What You Can Do: Company Policy
The US is one of only two Organization for Economic Cooperation and Development countries that do not universally guarantee paid leave for sick workers, leaving 1 in 3 US workers without paid sick leave.
Any combination of the following four changes in company policy will cut absenteeism, encourage sick employees to remain at home, improve productivity, and decrease errors on the job. The changes are presented in approximate order of importance.
- Give employees paid time off.
- Give managers the authority to send a sick person home.
- Separate sick days from vacation days and change the terminology to “personal days.” Employees don’t want to risk their vacation (vacations are important), and they don’t want to “fake” illness to take care of personal matters like a sick child or anxiety.

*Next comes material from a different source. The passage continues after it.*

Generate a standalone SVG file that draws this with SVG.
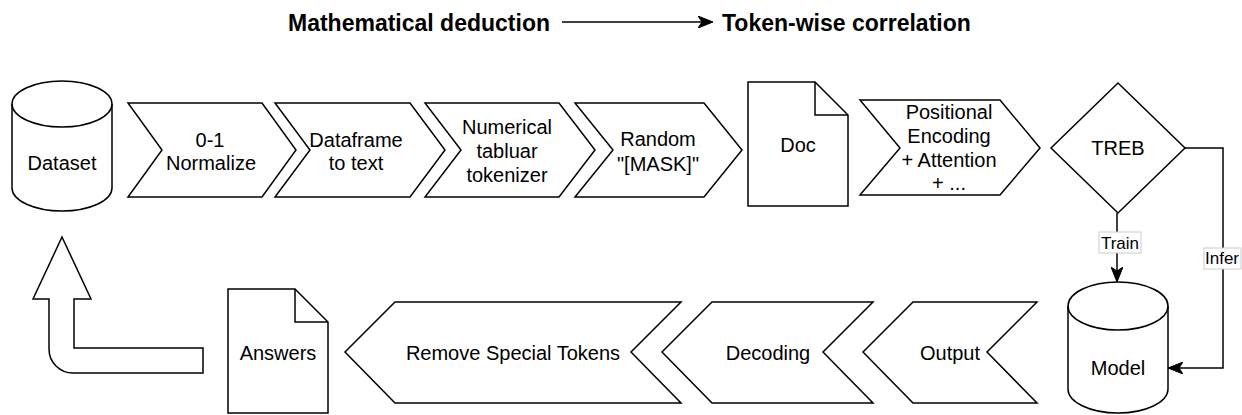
<svg xmlns="http://www.w3.org/2000/svg" width="1242" height="415" viewBox="0 0 1242 415">
  <style>
    .s { fill: #ffffff; stroke: #000000; stroke-width: 1.5; stroke-linejoin: miter; }
    .f { fill: none; stroke: #000000; stroke-width: 1.5; }
    .t { font-family: "Liberation Sans", Arial, sans-serif; font-size: 20px; fill: #000000; text-anchor: middle; dominant-baseline: central; }
    .h { font-family: "Liberation Sans", Arial, sans-serif; font-size: 23px; font-weight: bold; fill: #000000; dominant-baseline: central; }
    .l { font-family: "Liberation Sans", Arial, sans-serif; font-size: 17px; fill: #000000; text-anchor: middle; dominant-baseline: central; }
    .lb { fill: #ffffff; stroke: #cccccc; stroke-width: 1; }
    .e { fill: none; stroke: #000000; stroke-width: 1.5; }
  </style>
  <defs>
    <marker id="arr" viewBox="0 0 15 12" refX="14" refY="6" markerWidth="15" markerHeight="12" markerUnits="userSpaceOnUse" orient="auto">
      <path d="M0,0 L15,6 L0,12 L4,6 Z" fill="#000000" stroke="#000000" stroke-width="1"/>
    </marker>
  </defs>
  <rect x="0" y="0" width="1242" height="415" fill="#ffffff"/>

  <g id="title">
    <text class="h" x="288" y="23">Mathematical deduction</text>
    <text class="h" x="722" y="23">Token-wise correlation</text>
  </g>

  <g id="connectors">
    <line class="e" x1="562" y1="22" x2="712" y2="22" marker-end="url(#arr)"/>
    <path class="e" d="M1117,213 L1117,281" marker-end="url(#arr)"/>
    <path class="e" d="M1185,148 L1223,148 L1223,368 L1169,368" marker-end="url(#arr)"/>
    <rect class="lb" x="1099" y="232" width="42" height="21"/>
    <text class="l" x="1120" y="243">Train</text>
    <rect class="lb" x="1204" y="248" width="37" height="21"/>
    <text class="l" x="1222" y="258">Infer</text>
  </g>

  <g id="dataset">
    <path class="s" d="M12,104 A50,23 0 0 1 112,104 L112,188 A50,23 0 0 1 12,188 Z"/>
    <path class="f" d="M12,104 A50,23 0 0 0 112,104"/>
    <text class="t" x="62" y="163">Dataset</text>
  </g>

  <g id="normalize">
    <polygon class="s" points="128,103 262,103 296,150 262,197 128,197 162,150"/>
    <text class="t" x="210" y="140">0-1</text>
    <text class="t" x="211" y="163">Normalize</text>
  </g>

  <g id="dataframe">
    <polygon class="s" points="275,103 410,103 445,150 410,197 275,197 310,150"/>
    <text class="t" x="356" y="140">Dataframe</text>
    <text class="t" x="356" y="163">to text</text>
  </g>

  <g id="tokenizer">
    <polygon class="s" points="425,103 559,103 595,150 559,197 425,197 461,150"/>
    <text class="t" x="507" y="127">Numerical</text>
    <text class="t" x="507" y="151">tabluar</text>
    <text class="t" x="507" y="175">tokenizer</text>
  </g>

  <g id="mask">
    <polygon class="s" points="575,103 704,103 742,150 704,197 575,197 613,150"/>
    <text class="t" x="658" y="139">Random</text>
    <text class="t" x="658" y="164">"[MASK]"</text>
  </g>

  <g id="doc">
    <path class="s" d="M748,82 L815,82 L848,115 L848,206 L748,206 Z"/>
    <path class="f" d="M815,82 L815,115 L848,115"/>
    <text class="t" x="798" y="145">Doc</text>
  </g>

  <g id="positional">
    <polygon class="s" points="860,100 1000,100 1040,148 1000,195 860,195 900,148"/>
    <text class="t" x="949" y="112">Positional</text>
    <text class="t" x="949" y="136">Encoding</text>
    <text class="t" x="949" y="160">+ Attention</text>
    <text class="t" x="949" y="183">+ ...</text>
  </g>

  <g id="treb">
    <polygon class="s" points="1118,83 1185,148 1118,213 1051,148"/>
    <text class="t" x="1118" y="148">TREB</text>
  </g>

  <g id="model">
    <path class="s" d="M1068,306 A50,24 0 0 1 1168,306 L1168,389 A50,24 0 0 1 1068,389 Z"/>
    <path class="f" d="M1068,306 A50,24 0 0 0 1168,306"/>
    <text class="t" x="1118" y="368">Model</text>
  </g>

  <g id="output">
    <polygon class="s" points="863,352 913,302 1037,302 987,352 1037,403 913,403"/>
    <text class="t" x="950" y="353">Output</text>
  </g>

  <g id="decoding">
    <polygon class="s" points="662,352 712,302 873,302 823,352 873,403 712,403"/>
    <text class="t" x="768" y="353">Decoding</text>
  </g>

  <g id="remove">
    <polygon class="s" points="345,352 395,302 681,302 631,352 681,403 395,403"/>
    <text class="t" x="513" y="353">Remove Special Tokens</text>
  </g>

  <g id="answers">
    <path class="s" d="M228,289 L295,289 L328,322 L328,413 L228,413 Z"/>
    <path class="f" d="M295,289 L295,322 L328,322"/>
    <text class="t" x="278" y="353">Answers</text>
  </g>

  <g id="return-arrow">
    <path class="s" d="M62,237 L91,299 L74,299 L74,348 L203,348 L203,373 L73,373 A24,24 0 0 1 49,349 L49,299 L33,299 Z"/>
  </g>
</svg>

- Let employees work from home if they can. Do not let managers abuse this policy, as the purpose of staying home is to get well, not to get hounded.
What You Can Do: Company Culture
Does it affect your desire to eat out when you realize that 60% of food workers work sick? Most of them even have altruistic reasons, such as not wanting to leave their coworkers short-staffed. When the company culture, intentionally or not, encourages working sick, everyone suffers.
The most important cultural changes a company can institute are:
- Encourage health, not presenteeism.
- Recognize that most people do not abuse benefits but to use them responsibly—this has been evident with laws such as the Family and Medical Leave Act.
- Understand and combat the role of stress.
As presenteeism grows, some companies are taking a more active role in employee health. The downsides of working sick are so expensive that those companies offer sick employees free consultations with doctors and specialists. For example, International Truck and Engine offered interested employees a free consultation with an allergy specialist.
Experts are also made available for dealing with stress, one of the leading causes of illness. The sources of workplace stress may be invisible to upper management even while they affect the entire company—for example, social stigmas related to mental health, tensions within a team, or the unwritten policy for handling individuals who do call in sick. The role of the stress expert is to unearth those hidden company and individual stressors and return the company to health.
What You Can Do: Team Leadership
Regardless of your influence over company policy or culture, you have an important role to play as a team leader. To contribute to employee health:
- Understand your company’s health and wellness policies, including leave and wellness programs, and make sure that your team is informed.
- Model responsible health behavior—stay home if you are sick.
- Allow working from home if possible, without hounding sick employees.
- Discourage any discrimination due to mental health issues and provide information on low-cost options available.
- Review breaks, workloads, and workplace positivity to make sure that you are not inadvertently contributing to the team’s stress and the likelihood that employees will become ill.
Employees are working while sick because they fear jeopardizing their paycheck, projects, and reputation at work—but statistics prove that working while sick jeopardizes all three while increasing stress and the spread of infection throughout the company. Company policies and culture and the practices of individual leaders should all encourage employees to absent themselves when sick and create a healthier workplace.